SUPPLIED ENTRIES:
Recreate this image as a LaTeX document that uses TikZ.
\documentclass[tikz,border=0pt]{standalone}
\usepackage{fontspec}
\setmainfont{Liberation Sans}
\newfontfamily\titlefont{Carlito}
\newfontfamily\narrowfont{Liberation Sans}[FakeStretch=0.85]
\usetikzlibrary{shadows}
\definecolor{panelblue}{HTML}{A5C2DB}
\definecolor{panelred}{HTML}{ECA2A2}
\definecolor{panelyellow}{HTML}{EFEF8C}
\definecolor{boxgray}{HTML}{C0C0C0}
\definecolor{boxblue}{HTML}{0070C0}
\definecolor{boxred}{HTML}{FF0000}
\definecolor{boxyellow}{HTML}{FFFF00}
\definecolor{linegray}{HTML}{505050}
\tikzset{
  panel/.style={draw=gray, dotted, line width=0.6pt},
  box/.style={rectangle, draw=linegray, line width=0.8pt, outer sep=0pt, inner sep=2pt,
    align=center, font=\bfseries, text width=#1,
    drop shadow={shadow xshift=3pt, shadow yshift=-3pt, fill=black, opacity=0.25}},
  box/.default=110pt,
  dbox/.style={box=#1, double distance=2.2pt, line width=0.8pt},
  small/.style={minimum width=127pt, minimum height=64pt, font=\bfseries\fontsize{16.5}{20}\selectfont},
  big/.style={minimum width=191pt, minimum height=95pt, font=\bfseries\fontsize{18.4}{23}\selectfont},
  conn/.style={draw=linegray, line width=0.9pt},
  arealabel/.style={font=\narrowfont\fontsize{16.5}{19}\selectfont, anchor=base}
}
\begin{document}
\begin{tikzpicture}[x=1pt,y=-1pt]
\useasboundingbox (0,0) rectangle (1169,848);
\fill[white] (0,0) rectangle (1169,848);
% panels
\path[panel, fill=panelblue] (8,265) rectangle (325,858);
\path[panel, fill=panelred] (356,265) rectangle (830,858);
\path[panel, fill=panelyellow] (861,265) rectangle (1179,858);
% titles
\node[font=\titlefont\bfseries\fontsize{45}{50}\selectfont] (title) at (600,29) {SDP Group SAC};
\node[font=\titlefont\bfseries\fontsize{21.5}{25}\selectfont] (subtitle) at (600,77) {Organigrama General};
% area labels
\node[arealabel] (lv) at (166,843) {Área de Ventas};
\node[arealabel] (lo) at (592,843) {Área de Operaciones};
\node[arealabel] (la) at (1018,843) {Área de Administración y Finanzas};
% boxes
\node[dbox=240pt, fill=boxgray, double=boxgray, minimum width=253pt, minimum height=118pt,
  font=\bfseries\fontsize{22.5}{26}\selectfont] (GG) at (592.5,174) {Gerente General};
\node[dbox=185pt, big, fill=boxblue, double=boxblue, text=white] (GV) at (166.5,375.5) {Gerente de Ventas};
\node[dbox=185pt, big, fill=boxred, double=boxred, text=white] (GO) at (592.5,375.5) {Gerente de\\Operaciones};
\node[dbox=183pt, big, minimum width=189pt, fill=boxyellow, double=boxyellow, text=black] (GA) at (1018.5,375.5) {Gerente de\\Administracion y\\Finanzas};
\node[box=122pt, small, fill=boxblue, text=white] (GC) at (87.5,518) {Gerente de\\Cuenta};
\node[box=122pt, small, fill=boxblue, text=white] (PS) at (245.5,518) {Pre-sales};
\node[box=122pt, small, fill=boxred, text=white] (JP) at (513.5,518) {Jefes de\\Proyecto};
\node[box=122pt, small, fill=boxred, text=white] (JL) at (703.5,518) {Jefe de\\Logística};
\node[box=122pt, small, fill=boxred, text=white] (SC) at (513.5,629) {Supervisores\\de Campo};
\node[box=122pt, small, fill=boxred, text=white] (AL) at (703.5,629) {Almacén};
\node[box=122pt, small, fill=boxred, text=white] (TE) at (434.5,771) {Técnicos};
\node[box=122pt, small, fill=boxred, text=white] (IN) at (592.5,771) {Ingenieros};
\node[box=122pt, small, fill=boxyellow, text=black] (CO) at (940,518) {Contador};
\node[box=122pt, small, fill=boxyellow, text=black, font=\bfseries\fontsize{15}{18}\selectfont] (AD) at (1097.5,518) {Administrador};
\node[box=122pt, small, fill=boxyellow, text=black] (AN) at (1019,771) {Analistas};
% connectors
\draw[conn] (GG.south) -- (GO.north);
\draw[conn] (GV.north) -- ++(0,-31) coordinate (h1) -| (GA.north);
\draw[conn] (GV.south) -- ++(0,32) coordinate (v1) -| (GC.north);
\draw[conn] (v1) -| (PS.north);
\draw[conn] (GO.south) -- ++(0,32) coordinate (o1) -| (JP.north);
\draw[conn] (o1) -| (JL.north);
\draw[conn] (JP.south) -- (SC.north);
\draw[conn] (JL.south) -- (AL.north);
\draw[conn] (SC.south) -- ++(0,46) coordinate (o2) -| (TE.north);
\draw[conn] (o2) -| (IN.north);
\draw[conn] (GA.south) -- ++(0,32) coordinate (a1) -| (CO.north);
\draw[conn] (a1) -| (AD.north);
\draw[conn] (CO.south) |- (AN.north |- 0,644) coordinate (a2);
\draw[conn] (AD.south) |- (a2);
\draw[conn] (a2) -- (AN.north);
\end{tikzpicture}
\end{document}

...

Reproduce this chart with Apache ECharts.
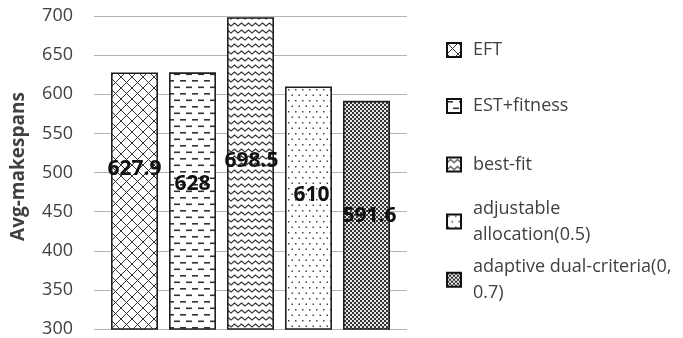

EXERCISE BRIEF: Find every line in the records that contains the word "this"; copy those lines.

THE RESPONSE:
Recreate this image as a LaTeX document that uses TikZ.
Reproduce this chart with Apache ECharts.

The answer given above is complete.